Early Life
Born on a family farm in Spring Creek Township, Warren County, Pennsylvania and raised in Frewsburg, New York, Jackson graduated from Frewsburg High School in 1909 and spent the next year as a post-graduate student attending Jamestown High School in Jamestown, New York. Jackson did not attend college.
At age 18, he went to work as an apprentice in a two-lawyer Jamestown law office, then attended Albany Law School, in Albany, New York during 1911-12. Although Jackson completed the second year of the School's two-year program, it denied him a law degree because he was under age twenty-one.
During the summer of 1912, Jackson returned to Jamestown. He apprenticed again for the next year. He passed the New York bar examination in 1913 and joined a law practice in Jamestown, New York.
In 1916, he married Irene Alice Gerhardt in Albany. In 1917, Jackson was recruited to practice law in Buffalo, New York. He worked for Penney, Killeen & Nye, a leading Buffalo law firm located in the Ellicott Square building, primarily defending the International Railway Company in trials and appeals. In Buffalo, the Jacksons lived at 49 Johnson Park (the Lyndhaven apartment building). In late 1918, Jackson was recruited back to Jamestown to serve as the city's corporation counsel.

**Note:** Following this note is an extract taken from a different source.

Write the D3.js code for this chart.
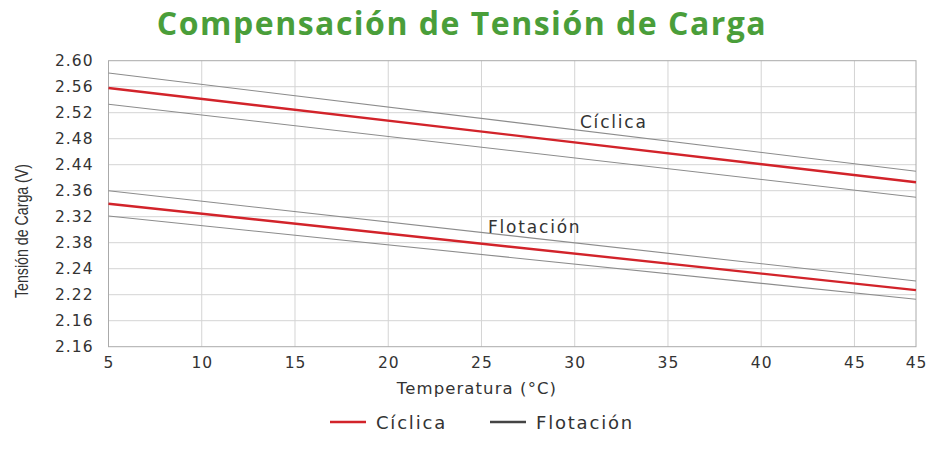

Over the next 15 years, he built a very successful private law practice, becoming a leading lawyer in New York State and, through practice and bar association activities, a prominent young lawyer nationally. In 1930, Jackson was elected to membership in the American Law Institute. In 1933, Jackson was elected chairman of the American Bar Association's Conference of Bar Association Delegates (a predecessor to today's ABA House of Delegates).